• Challenge:
Transcribe the lines below verbatim, skipping the images.

• Data extract:
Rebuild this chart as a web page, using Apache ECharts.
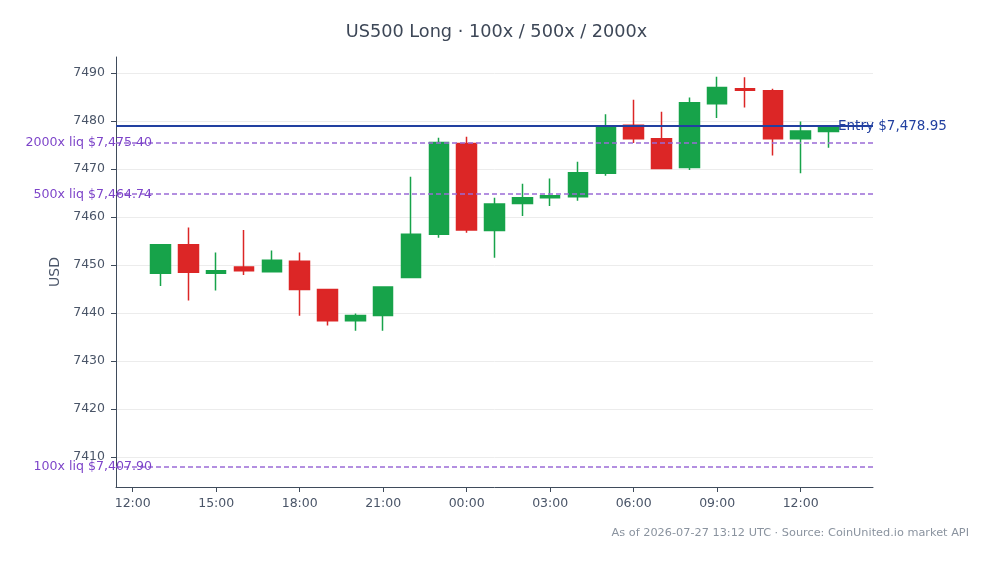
<!DOCTYPE html>
<html>
<head>
<meta charset="utf-8">
<script src="https://cdn.jsdelivr.net/npm/echarts@6/dist/echarts.min.js"></script>
<style>
html,body{margin:0;padding:0;background:#fff;}
#chart{width:993px;height:564px;}
</style>
</head>
<body>
<div id="chart"></div>
<script>
// Hours since 2026-07-26 12:00 UTC
const hours = [1,2,3,4,5,6,7,8,9,10,11,12,13,14,15,16,17,18,19,20,21,22,23,24,25];
const opens  = [7448.3,7454.2,7448.3,7449.6,7448.6,7450.8,7444.9,7438.4,7439.5,7447.4,7456.4,7475.3,7457.2,7462.8,7464.0,7464.2,7469.1,7479.1,7476.3,7470.3,7483.6,7486.7,7486.3,7476.3,7477.8];
const closes = [7454.2,7448.5,7448.8,7448.8,7451.0,7444.9,7438.4,7439.5,7445.4,7456.4,7475.5,7457.3,7462.7,7464.0,7464.4,7469.2,7478.8,7476.3,7470.1,7483.8,7487.0,7486.4,7476.3,7477.9,7478.6];
const lows   = [7445.6,7442.6,7444.7,7447.9,7448.6,7439.4,7437.4,7436.3,7436.3,7447.4,7455.7,7456.7,7451.5,7460.2,7462.3,7463.4,7468.6,7475.4,7470.0,7469.8,7480.6,7482.8,7472.8,7469.1,7474.4];
const highs  = [7454.2,7457.8,7452.6,7457.3,7453.0,7452.6,7445.0,7439.9,7445.4,7468.4,7476.5,7476.7,7464.0,7466.9,7468.0,7471.5,7481.4,7484.4,7481.9,7484.9,7489.2,7489.1,7486.7,7479.9,7479.0];

const entryPrice = 7478.95;
const liqLevels = [7475.40, 7464.74, 7407.90];
const liqNames = ['2000x liq $7,475.40', '500x liq $7,464.74', '100x liq $7,407.90'];
const entryLabel = 'Entry $7,478.95';

const xTicks = [0,3,6,9,12,15,18,21,24];
const yTicks = [7410,7420,7430,7440,7450,7460,7470,7480,7490];

const titleText = 'US500 Long · 100x / 500x / 2000x';
const footerText = 'As of 2026-07-27 13:12 UTC · Source: CoinUnited.io market API';

const candleData = hours.map((h, i) => [h, opens[i], closes[i], lows[i], highs[i]]);

const FONT = 'DejaVu Sans';
const AXIS_COLOR = '#3f4b5b';
const LABEL_COLOR = '#4a5568';
const PURPLE_LINE = '#9a6bd6';
const PURPLE_TEXT = '#7d44c9';
const BLUE = '#2240a0';

const markData = [
  {
    yAxis: entryPrice,
    lineStyle: {color: BLUE, width: 2, type: 'solid'},
    label: {show: true, position: 'end', distance: -35, formatter: entryLabel,
            color: BLUE, fontSize: 13.5, fontFamily: FONT}
  }
].concat(liqLevels.map((v, i) => ({
    yAxis: v,
    lineStyle: {color: PURPLE_LINE, width: 1.5, type: [5, 3]},
    label: {show: true, position: 'start', distance: -36, formatter: liqNames[i],
            color: PURPLE_TEXT, fontSize: 12.6, fontFamily: FONT}
})));

const chart = echarts.init(document.getElementById('chart'), null, {renderer: 'canvas'});
chart.setOption({
  animation: false,
  backgroundColor: '#ffffff',
  textStyle: {fontFamily: FONT},
  title: {
    text: titleText,
    left: 'center',
    top: 18,
    textStyle: {fontFamily: FONT, fontSize: 17.7, fontWeight: 'normal', color: '#3d4757'}
  },
  graphic: [{
    type: 'text',
    right: 24,
    top: 528,
    style: {text: footerText, fontFamily: FONT, fontSize: 11.3, fill: '#8a939f'}
  }],
  grid: {left: 116, right: 120, top: 57, bottom: 77, containLabel: false},
  xAxis: {
    type: 'value',
    min: -0.6,
    max: 26.6,
    axisLine: {show: true, onZero: false, lineStyle: {color: AXIS_COLOR, width: 1}},
    axisTick: {show: true, length: 5, lineStyle: {color: AXIS_COLOR}, customValues: xTicks},
    axisLabel: {
      customValues: xTicks,
      color: LABEL_COLOR, fontSize: 12.5, fontFamily: FONT, margin: 10,
      formatter: v => {
        const h = ((12 + Math.round(v)) % 24 + 24) % 24;
        return (h < 10 ? '0' : '') + h + ':00';
      }
    },
    splitLine: {show: false}
  },
  yAxis: {
    type: 'value',
    min: 7403.75,
    max: 7493.33,
    name: 'USD',
    nameLocation: 'middle',
    nameGap: 54,
    nameTextStyle: {fontFamily: FONT, fontSize: 14, color: LABEL_COLOR},
    axisLine: {show: true, onZero: false, lineStyle: {color: AXIS_COLOR, width: 1}},
    axisTick: {show: true, length: 5, lineStyle: {color: AXIS_COLOR}, customValues: yTicks},
    axisLabel: {customValues: yTicks, color: LABEL_COLOR, fontSize: 12.5, fontFamily: FONT, margin: 11,
                formatter: v => String(Math.round(v))},
    splitLine: {show: true, lineStyle: {color: '#ececec', width: 1}}
  },
  series: [{
    type: 'candlestick',
    data: candleData,
    encode: {x: 0, y: [1, 2, 3, 4]},
    barWidth: 20,
    itemStyle: {
      color: '#17a34a', color0: '#dc2626',
      borderColor: '#17a34a', borderColor0: '#dc2626',
      borderWidth: 1.5
    },
    markLine: {
      silent: true,
      symbol: ['none', 'none'],
      animation: false,
      data: markData
    }
  }]
});
</script>
</body>
</html>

• Exercise response:
Rebuild this chart as a web page, using Apache ECharts.
<!DOCTYPE html>
<html>
<head>
<meta charset="utf-8">
<script src="https://cdn.jsdelivr.net/npm/echarts@6/dist/echarts.min.js"></script>
<style>
html,body{margin:0;padding:0;background:#fff;}
#chart{width:993px;height:564px;}
</style>
</head>
<body>
<div id="chart"></div>
<script>
// Hours since 2026-07-26 12:00 UTC
const hours = [1,2,3,4,5,6,7,8,9,10,11,12,13,14,15,16,17,18,19,20,21,22,23,24,25];
const opens  = [7448.3,7454.2,7448.3,7449.6,7448.6,7450.8,7444.9,7438.4,7439.5,7447.4,7456.4,7475.3,7457.2,7462.8,7464.0,7464.2,7469.1,7479.1,7476.3,7470.3,7483.6,7486.7,7486.3,7476.3,7477.8];
const closes = [7454.2,7448.5,7448.8,7448.8,7451.0,7444.9,7438.4,7439.5,7445.4,7456.4,7475.5,7457.3,7462.7,7464.0,7464.4,7469.2,7478.8,7476.3,7470.1,7483.8,7487.0,7486.4,7476.3,7477.9,7478.6];
const lows   = [7445.6,7442.6,7444.7,7447.9,7448.6,7439.4,7437.4,7436.3,7436.3,7447.4,7455.7,7456.7,7451.5,7460.2,7462.3,7463.4,7468.6,7475.4,7470.0,7469.8,7480.6,7482.8,7472.8,7469.1,7474.4];
const highs  = [7454.2,7457.8,7452.6,7457.3,7453.0,7452.6,7445.0,7439.9,7445.4,7468.4,7476.5,7476.7,7464.0,7466.9,7468.0,7471.5,7481.4,7484.4,7481.9,7484.9,7489.2,7489.1,7486.7,7479.9,7479.0];

const entryPrice = 7478.95;
const liqLevels = [7475.40, 7464.74, 7407.90];
const liqNames = ['2000x liq $7,475.40', '500x liq $7,464.74', '100x liq $7,407.90'];
const entryLabel = 'Entry $7,478.95';

const xTicks = [0,3,6,9,12,15,18,21,24];
const yTicks = [7410,7420,7430,7440,7450,7460,7470,7480,7490];

const titleText = 'US500 Long · 100x / 500x / 2000x';
const footerText = 'As of 2026-07-27 13:12 UTC · Source: CoinUnited.io market API';

const candleData = hours.map((h, i) => [h, opens[i], closes[i], lows[i], highs[i]]);

const FONT = 'DejaVu Sans';
const AXIS_COLOR = '#3f4b5b';
const LABEL_COLOR = '#4a5568';
const PURPLE_LINE = '#9a6bd6';
const PURPLE_TEXT = '#7d44c9';
const BLUE = '#2240a0';

const markData = [
  {
    yAxis: entryPrice,
    lineStyle: {color: BLUE, width: 2, type: 'solid'},
    label: {show: true, position: 'end', distance: -35, formatter: entryLabel,
            color: BLUE, fontSize: 13.5, fontFamily: FONT}
  }
].concat(liqLevels.map((v, i) => ({
    yAxis: v,
    lineStyle: {color: PURPLE_LINE, width: 1.5, type: [5, 3]},
    label: {show: true, position: 'start', distance: -36, formatter: liqNames[i],
            color: PURPLE_TEXT, fontSize: 12.6, fontFamily: FONT}
})));

const chart = echarts.init(document.getElementById('chart'), null, {renderer: 'canvas'});
chart.setOption({
  animation: false,
  backgroundColor: '#ffffff',
  textStyle: {fontFamily: FONT},
  title: {
    text: titleText,
    left: 'center',
    top: 18,
    textStyle: {fontFamily: FONT, fontSize: 17.7, fontWeight: 'normal', color: '#3d4757'}
  },
  graphic: [{
    type: 'text',
    right: 24,
    top: 528,
    style: {text: footerText, fontFamily: FONT, fontSize: 11.3, fill: '#8a939f'}
  }],
  grid: {left: 116, right: 120, top: 57, bottom: 77, containLabel: false},
  xAxis: {
    type: 'value',
    min: -0.6,
    max: 26.6,
    axisLine: {show: true, onZero: false, lineStyle: {color: AXIS_COLOR, width: 1}},
    axisTick: {show: true, length: 5, lineStyle: {color: AXIS_COLOR}, customValues: xTicks},
    axisLabel: {
      customValues: xTicks,
      color: LABEL_COLOR, fontSize: 12.5, fontFamily: FONT, margin: 10,
      formatter: v => {
        const h = ((12 + Math.round(v)) % 24 + 24) % 24;
        return (h < 10 ? '0' : '') + h + ':00';
      }
    },
    splitLine: {show: false}
  },
  yAxis: {
    type: 'value',
    min: 7403.75,
    max: 7493.33,
    name: 'USD',
    nameLocation: 'middle',
    nameGap: 54,
    nameTextStyle: {fontFamily: FONT, fontSize: 14, color: LABEL_COLOR},
    axisLine: {show: true, onZero: false, lineStyle: {color: AXIS_COLOR, width: 1}},
    axisTick: {show: true, length: 5, lineStyle: {color: AXIS_COLOR}, customValues: yTicks},
    axisLabel: {customValues: yTicks, color: LABEL_COLOR, fontSize: 12.5, fontFamily: FONT, margin: 11,
                formatter: v => String(Math.round(v))},
    splitLine: {show: true, lineStyle: {color: '#ececec', width: 1}}
  },
  series: [{
    type: 'candlestick',
    data: candleData,
    encode: {x: 0, y: [1, 2, 3, 4]},
    barWidth: 20,
    itemStyle: {
      color: '#17a34a', color0: '#dc2626',
      borderColor: '#17a34a', borderColor0: '#dc2626',
      borderWidth: 1.5
    },
    markLine: {
      silent: true,
      symbol: ['none', 'none'],
      animation: false,
      data: markData
    }
  }]
});
</script>
</body>
</html>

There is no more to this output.